Eso sí, saltándonos algunos versos de orientación futurista con simpáticas ecuaciones que no traspasan nunca la barrera de nuestra retina. Enlazando con el tema, de lo que no se puede hablar, me pregunto: ¿Se puede hablar de música?
Al menos Ross lo intenta: "En la primera de las piezas orquestales, […], las voces instrumentales se disuelven en gestos, texturas y colores, muchos de ellos derivados de Salome: figuras de tonos enteros girando hipnóticamente, instrumentos de viento-madera aullando en sus registros más agudos, diseños de dos notas chorreando como la sangre sobre el mármol, un quinteto de trombones y tuba tocados con la técnica Flatterzungen o frullato que no cesan de escupir y gruñir. […] acordes monstruosos de ocho, nueve y diez notas, que saturan los sentidos y desconectan el intelecto."

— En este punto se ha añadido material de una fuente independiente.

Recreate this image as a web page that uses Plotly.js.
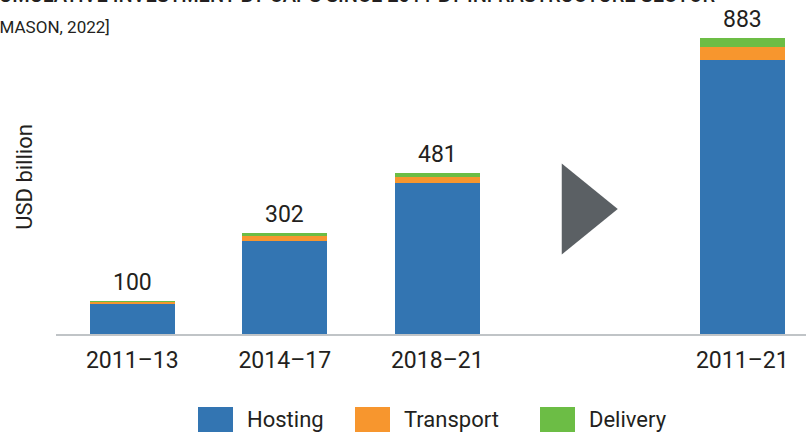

Admirable y un poco absurdo. Es el oficio, es literatura. Puede que el entendido encuentre menos poesía en esos párrafos. El músico traduce esas palabras a sonidos, pero hay algo más que sonidos ahí. Son casi poemas que parten de la obra musical. Que nadie se asuste; el libro no es así todo el tiempo.
***
Una cita de Charles Ives encontrada en la página 172, curiosa: "Puede que la música aún no haya nacido […] Quizá nunca se ha escrito u oído ninguna música. Quizás el nacimiento del arte tendrá lugar en el momento en que el último hombre que desee ganarse la vida con el arte se haya ido, y se haya ido para siempre."
Ives tenía la curiosa costumbre de componer para él. Trabajaba para una agencia de seguros. Sólo a partir de 1920 dejó que se tocaran sus obras.